2011 has started with a decent note with 'Traffic' in Mollywood. Now for the month of February, it's 'Gaddama'. Senior director Kamal's latest offering is a sensitive saga about the suffering inflicted on Indian women who are working in the Middle East as domestic servants. A disturbing premise, which makes you remove those blinkers and experience the truth, 'Ghaddama' remains as a purposeful and powerful take on the lives of expatriates in the Arabian Gulf. Kamal has utilised all his experience to tell a real story of suffering with the intensity that is demanded by the script.
The movie has Kavya as Ashwathy, who takes a chance of working in Saudi Arabia due to the untimely death of her husband Radhakrishnan, who was a J C B driver. She has to help her own and her husband's family to tide over their deep financial difficulties. With the help of Usman (Suraj Venjaramoodu, this time in a well knitted role), her husband's friend, she fetches a job in a household where Usman is working as a driver. The movie then follows the physical and mental abuses that Ashwathy faces in the house of her sponsor. She also finds that she is not a lone case as the Ghaddama's (domestic servants) are all subjected to similar kind of treatment in the entire middle east. And her attempt to run off from the house results in her being charged for robbing jewellery from her sponsor's house.
Though the story seems like a one dimensional look into the problem, the treatment of interspersing Ashwathy's fate in Gulf with the character of Good Samaritan social worker Razaaq Thottekad (played by Sreenivasan), who is in search of this missing Gaddhama, manages to keep us interested along much of the narratives.
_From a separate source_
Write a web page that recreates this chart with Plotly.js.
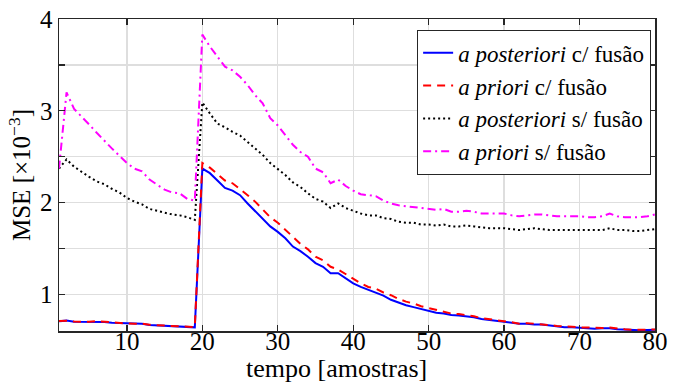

You do relate to the characters since you've either heard or watched tales of domestic abuse and most of the time the corporeal abuse that Aswathy is subjected to, shatter your heart.
Kavya Madhavan, who plays a meaty role of one who continues to take the beatings silently on a foreign land, takes much of the chances and emerges with winning performances. She displays the helplessness and pain that this character demands with gusto. But as she is asked to maintain a distraught, puzzled face much of the time; she has to limit herself from displaying variety of emotions. Sreenivasan once again is in his elements with sharp thoughtful dialogues. Mohanakrishnan, Biju menon, Lena and plenty of freshers match pretty well with their characters. The actress who plays the Indonesian servant also makes a commendable act.
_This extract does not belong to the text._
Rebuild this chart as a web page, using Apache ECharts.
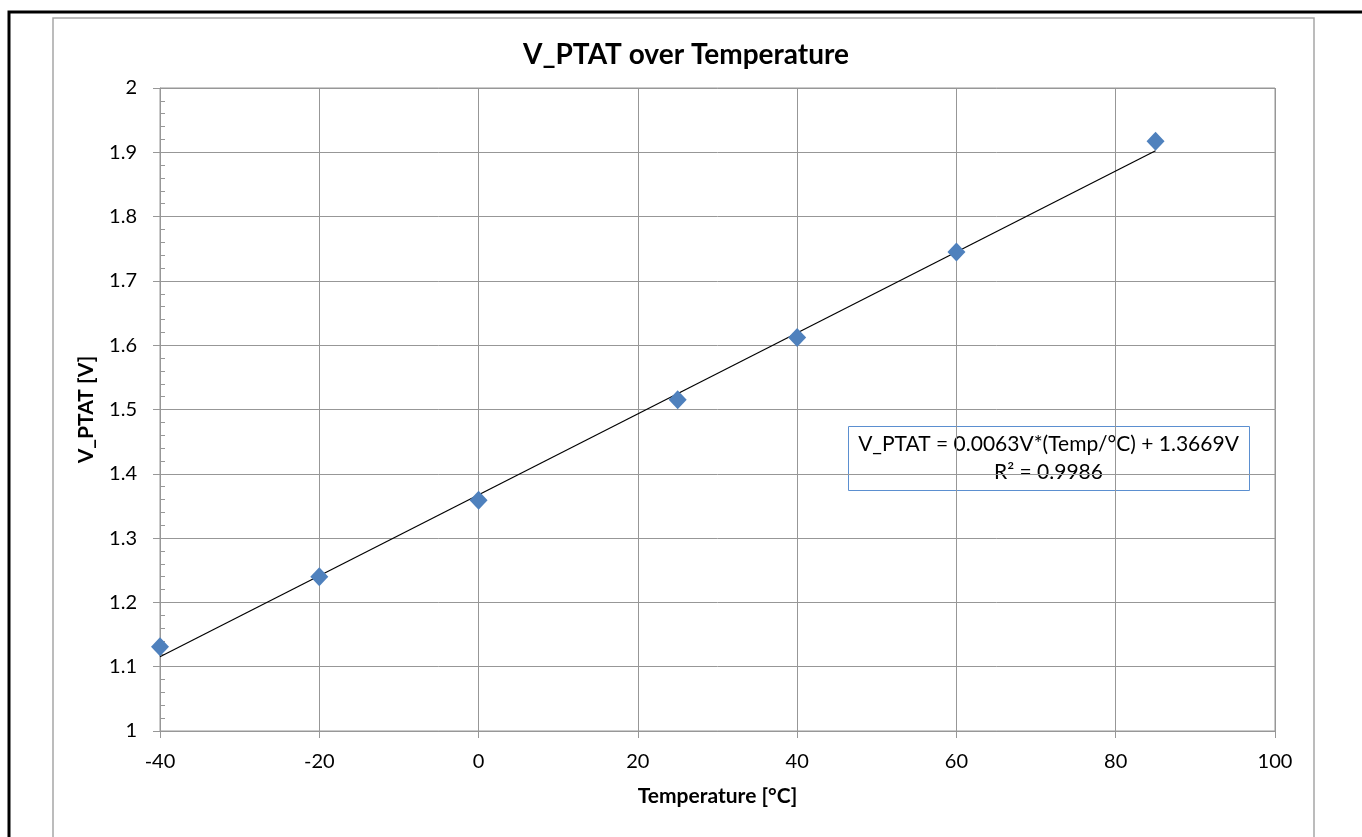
<!DOCTYPE html>
<html>
<head>
<meta charset="utf-8">
<script src="https://cdn.jsdelivr.net/npm/echarts@6/dist/echarts.min.js"></script>
<style>
  html, body { margin: 0; padding: 0; background: #fff; }
  #chart { width: 1362px; height: 837px; }
</style>
</head>
<body>
<div id="chart"></div>
<script>
// measured points
const temps = [-40, -20, 0, 25, 40, 60, 85];
const vptat = [1.131, 1.24, 1.359, 1.515, 1.612, 1.745, 1.917];

// linear trendline end points
const trendX = [-40, 85];
const trendY = [1.1156, 1.9025];

const trendText = "V_PTAT = 0.0063V*(Temp/°C) + 1.3669V\nR² = 0.9986";

const font = "Lato, 'Liberation Sans', sans-serif";
const gridColor = "#979797";

let myChart = echarts.init(document.getElementById("chart"));

let option = {
  backgroundColor: "#fff",
  animation: false,
  title: {
    text: "V_PTAT over Temperature",
    left: 681,
    textAlign: "center",
    top: 36,
    textStyle: { fontFamily: font, fontSize: 28, fontWeight: "bold", color: "#000" },
  },
  grid: {
    left: 160,
    top: 88,
    right: 87,
    bottom: 106,
    show: true,
    borderColor: gridColor,
    borderWidth: 1,
  },
  xAxis: {
    type: "value",
    min: -40,
    max: 100,
    interval: 20,
    name: "Temperature [°C]",
    nameLocation: "middle",
    nameGap: 55,
    nameTextStyle: { fontFamily: font, fontSize: 21, fontWeight: "bold", color: "#000" },
    axisLine: { show: true, onZero: false, lineStyle: { color: gridColor, width: 1 } },
    axisTick: { show: true, length: 7, lineStyle: { color: gridColor } },
    axisLabel: { fontFamily: font, fontSize: 20, color: "#000", margin: 21 },
    splitLine: { show: true, lineStyle: { color: gridColor, width: 1 } },
  },
  yAxis: [
    {
      type: "value",
      min: 1,
      max: 2,
      interval: 0.1,
      name: "V_PTAT [V]",
      nameLocation: "middle",
      nameGap: 63,
      nameTextStyle: { fontFamily: font, fontSize: 21, fontWeight: "bold", color: "#000" },
      axisLine: { show: true, onZero: false, lineStyle: { color: gridColor, width: 1 } },
      axisTick: { show: true, length: 7, lineStyle: { color: gridColor } },
      axisLabel: { fontFamily: font, fontSize: 20, color: "#000", margin: 23 },
      splitLine: { show: true, lineStyle: { color: gridColor, width: 1 } },
    },
    {
      // minor ticks drawn inside the plot
      type: "value",
      position: "left",
      min: 1,
      max: 2,
      interval: 0.02,
      axisLine: { show: false, onZero: false },
      axisTick: { show: true, inside: true, length: 5, lineStyle: { color: gridColor } },
      axisLabel: { show: false },
      splitLine: { show: false },
    },
  ],
  series: [
    {
      type: "line",
      data: trendX.map((x, i) => [x, trendY[i]]),
      symbol: "none",
      lineStyle: { color: "#000", width: 1.2 },
      z: 2,
    },
    {
      type: "scatter",
      data: temps.map((t, i) => [t, vptat[i]]),
      symbol: "diamond",
      symbolSize: [18, 19],
      itemStyle: { color: "#4f81bd", opacity: 1 },
      z: 3,
    },
  ],
  graphic: [
    {
      type: "rect",
      shape: { x: 9, y: 12, width: 1400, height: 900 },
      style: { fill: null, stroke: "#000", lineWidth: 3 },
      silent: true,
    },
    {
      type: "rect",
      shape: { x: 53, y: 18, width: 1261, height: 900 },
      style: { fill: null, stroke: "#a6a6a6", lineWidth: 1.5 },
      silent: true,
    },
    {
      type: "group",
      left: 848,
      top: 426,
      z: 10,
      children: [
        {
          type: "rect",
          shape: { x: 0, y: 0, width: 401, height: 64 },
          style: { fill: "#fff", stroke: "#5b8fd0", lineWidth: 1 },
        },
        {
          type: "text",
          x: 200,
          y: 32,
          style: {
            text: trendText,
            fontFamily: font,
            fontSize: 21,
            fill: "#000",
            align: "center",
            verticalAlign: "middle",
            lineHeight: 28,
          },
        },
      ],
    },
  ],
};

myChart.setOption(option);

window.addEventListener("resize", function () {
  myChart.resize();
});
</script>
</body>
</html>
The movie takes some time to make a safe landing and leisurely conventional pacing may not interest the new generation audience, but regular Kamal fans may not find this without interest. Manoj Pillai's camera work, now in a different terrain excels in capturing the murkiness and vulnerability of the isolated victims of the desert. Benett Weetrag's couple of songs are pretty good while M Jayachandran's theme music is also impressive.
All in all, 'Gaddama' is a quality offering from the master director, with a genuine upsetting story. The movie has plenty of faces that continue to haunt you even after the film has ended. This is a film for the discerning viewer who likes to go a little beyond the regular masala stereotype.